Shelves full of books on two levels greet the visitor to DeWolfe & Wood.


“I grew up on a New England farm,” Wood explains. “We never threw away anything.” And while Wood is the accumulator or buyer, DeWolfe is busy trying to sell it all. Of course this isn’t possible. There’s too much. So while there are 35,000 books online and around 100,000 in the store, they give about 10,000 titles to libraries annually for their book sales. Occasionally they will hold $1 sales where all of their lower priced items are marked down to a dollar. Other material is taken to flea markets. And some material has to be thrown out, a fact of life even Frank Wood has come to accept.
The Shakers

While DeWolfe and Wood handle anything that is printed, you can’t talk about the business for long without coming around to the Shakers. Both worked in Shaker museums when they were younger. Scott DeWolfe started collecting Shaker material when he was twelve. His wife has written a book about an anti-Shaker crusader. And Alfred was once home to a large Shaker community.

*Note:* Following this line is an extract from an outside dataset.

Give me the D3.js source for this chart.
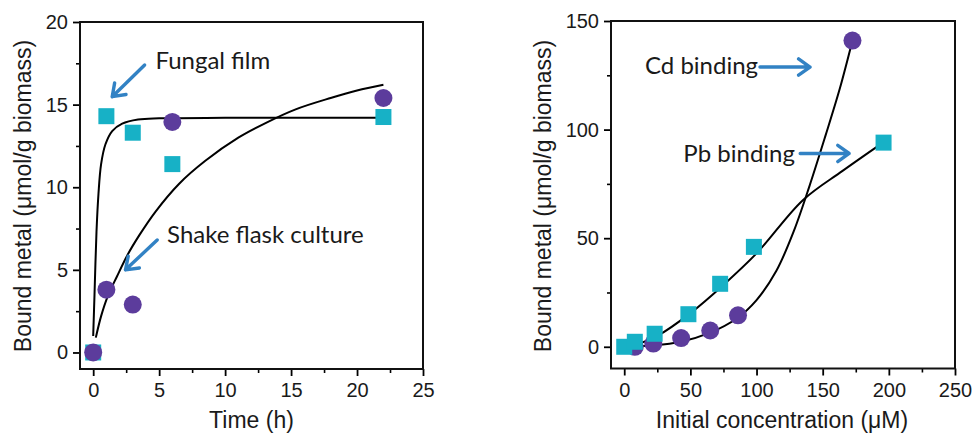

First we need to digress a bit for those not familiar with the Shakers, or for those who know them only as makers of very utilitarian and very expensive furniture. The Shakers, earlier known as the “Shaking Quakers” and officially as “The United Society of Believers in Christ’s Second Appearing,” came to America as a small group in 1774. Lead by Mother Ann with her eight followers, they practiced an austere, communal lifestyle, punctuated by an ecstatic type of worship from which they were given the name “Shakers.” It is not our aim to go into their theological beliefs, other than to say they varied significantly from other branches of Christianity. Perhaps most notable was their feminist side. In a male-dominated world, women were every bit their equal in the Shaker community, a natural consequence of their belief that Christ’s second coming was as a woman.

Their simple, communal lifestyle appealed to many two centuries ago, and the Shakers at one time grew to as many as eighteen communities. They spread as far as Ohio, Kentucky, a little while in Indiana (then far west) and even Florida. An African-American community of Shakers existed in Philadelphia for about twenty years. Membership reached its peak in the mid-nineteenth century. However, communal lifestyles generally have limited appeal, at least in America, and old-fashioned no-nonsense hard work is not that appealing either, particularly in a world busily developing new creature comforts. Add to this the doctrine of celibacy, never helpful for increasing membership, and you don’t have a society optimized for survival. Much of the story of the Shakers in the 20th Century is that of their decline and near demise.